TERRE HAUTE, Ind. (WTHI) - As the Indiana General Assembly considers a bill to broaden options for school corporations to partner with law enforcement and improve school security, Indiana Attorney General Greg Zoeller today advocated for the use of school resource officers as one component of a larger strategy to keep students and teachers safe.
During a visit today to the Vigo County School Corporation in Terre Haute, Zoeller reiterated his support for a bill now moving through the Legislature, Senate Bill 1, that would provide state matching grants to help schools create or expand school resource officer positions. School resource officers or SROs are qualified law enforcement officers who have received special additional training in school safety. Schools already are required to have safety plans in place and some currently utilize SROs, but since the Newtown, Connecticut tragedy of December 14, many school boards and administrators are examining ways to further enhance safety in their buildings and classrooms.
"Last fall, prior to the Newtown tragedy, the Office of the Attorney General conducted a needs assessment study where Indiana educators and law enforcement made clear they would like to make more school resource officers available in their schools but funding is an obstacle. Though each community's security needs are different, clearly there is an unmet demand by parents and educators to implement improvements smartly and swiftly, and I applaud the willingness of legis- lators to prioritize school safety with local control by moving Senate Bill 1 forward," Zoeller said.
"Every Hoosier child deserves to learn in an environment that is safe and welcoming," State Superintendent of Public Instruction Glenda Ritz added. "As a former teacher, I am proud to support this bill because it will responsibly make our schools safer while giving local officials control over how to best protect their students. The safety of our children should not be a Democratic or Republican issue, and I am proud to support this bipartisan legislation," Ritz said.
Senate Bill 1, recommended by the Attorney General and authored by State Senator Pete Miller, R-Avon, was amended and approved 10-0 by the Senate Appropriations Committee on February 14 and now is before the full Indiana Senate. If passed into law, SB 1 would do the following:
· Add a legal definition of "school resource officer" to state statute. To qualify under the definition, a school resource officer would have to be trained as an Indiana law enforcement officer and have 40 additional hours of certified SRO training. Such officers could be employed directly by schools or work for law enforcement agencies and be assigned to schools under an agreement.

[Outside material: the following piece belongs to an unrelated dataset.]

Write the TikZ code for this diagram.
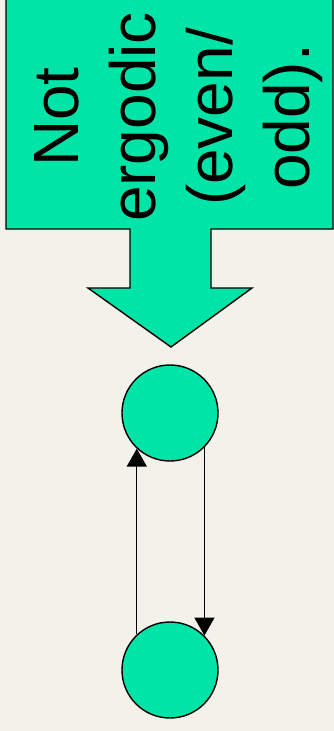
\documentclass[tikz,border=0pt]{standalone}
\usepackage{fontspec}
\setmainfont{Liberation Sans}
\usetikzlibrary{arrows.meta}
\definecolor{bg}{RGB}{243,242,234}
\definecolor{teal}{RGB}{0,228,168}
\tikzset{
  callout/.style={fill=teal,draw=black,line width=1.4pt,line join=miter},
  state/.style={circle,fill=teal,draw=black,line width=1.4pt,minimum size=96pt,inner sep=0pt},
  link/.style={draw=black,line width=1.4pt,-{Triangle[width=20pt,length=18pt]}},
  label/.style={rotate=90,align=center,inner sep=0pt,font=\fontsize{64}{77}\selectfont}
}
\begin{document}
\begin{tikzpicture}[x=1pt,y=-1pt]
\useasboundingbox (0,0) rectangle (334,731);
\fill[bg] (0,0) rectangle (334,731);
\draw[callout] (6,-5) -- (333,-5) -- (333,229) -- (211,229) -- (211,288) -- (252,288)
  -- (171,347) -- (88,288) -- (130,288) -- (130,229) -- (6,229) -- cycle;
\node[label] (txt) at (178.4,117) {Not\\ergodic\\(even/\\odd).};
\node[state] (top) at (170,413) {};
\node[state] (bot) at (170,670) {};
\draw[link] (bot.133) -- (top.227);
\draw[link] (top.-45) -- (bot.45);
\end{tikzpicture}
\end{document}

Schools could assign them duties such as to develop and implement a school safety plan, protect students against outside threats to physical safety, prevent unauthorized access to school property and secure schools against violence and natural disasters.
· Create a Secured School Fund from which schools could apply for two-year matching grants of up to $50,000 each, to use to 1) employ a school resource officer, 2) conduct a threat assessment of school buildings, or 3) purchase equipment and technology to restrict access to school property or expedite notification of first responders.
· Set up a five-member board that would review applications for grants from the Secured School Fund and award funding to qualifying proposals. State grant funding could be supplemented with federal grants.
Zoeller, who is the lawyer for state government and represents the criminal justice system generally, said he supports the grant-application approach taken by Senate Bill 1 because it is voluntary, emphasizes local decision-making and complements efforts that local school boards already have undertaken.
For example, Zoeller praised the Vigo County School Corporation, which currently has school safety resource officers and recently took proactive steps so that all schools in the district will be protected by law enforcement agencies as well. Vigo Schools partnered with the Vigo County Sheriff's Department to share costs of hiring 10 special deputies assigned to schools in the sheriff's jurisdiction. Vigo Schools also partnered with the Terre Haute Police Department to assign police officers to schools within city limits, funded in part through a seized assets fund.
"Allowing flexibility for innovative local approaches in rural and urban schools is crucial as this legislation moves forward, and we encourage school corporations and law enforcement agencies to build upon the strong working relationships they have cultivated and thereby provide additional peace of mind for parents, students and teachers," Zoeller said.
The Indiana General Assembly is considering Senate Bill 1 even as the White House recently announced a proposal for a federal grant program to fund 1,000 resource officers nationwide in the aftermath
of Newtown. Zoeller said the Attorney General's Office will closely monitor whatever federal grant program might emerge, and he will work closely with Superintendent Ritz, the Department of Education, the Legislature and other state agencies to make schools aware of any future federal funding opportunities that could complement state grants.
On Friday, Zoeller plans to participate in a South Bend training seminar on school crisis response for School Resource Officers from Indiana and other states that is organized by David Capp, United States Attorney for the Northern District of Indiana.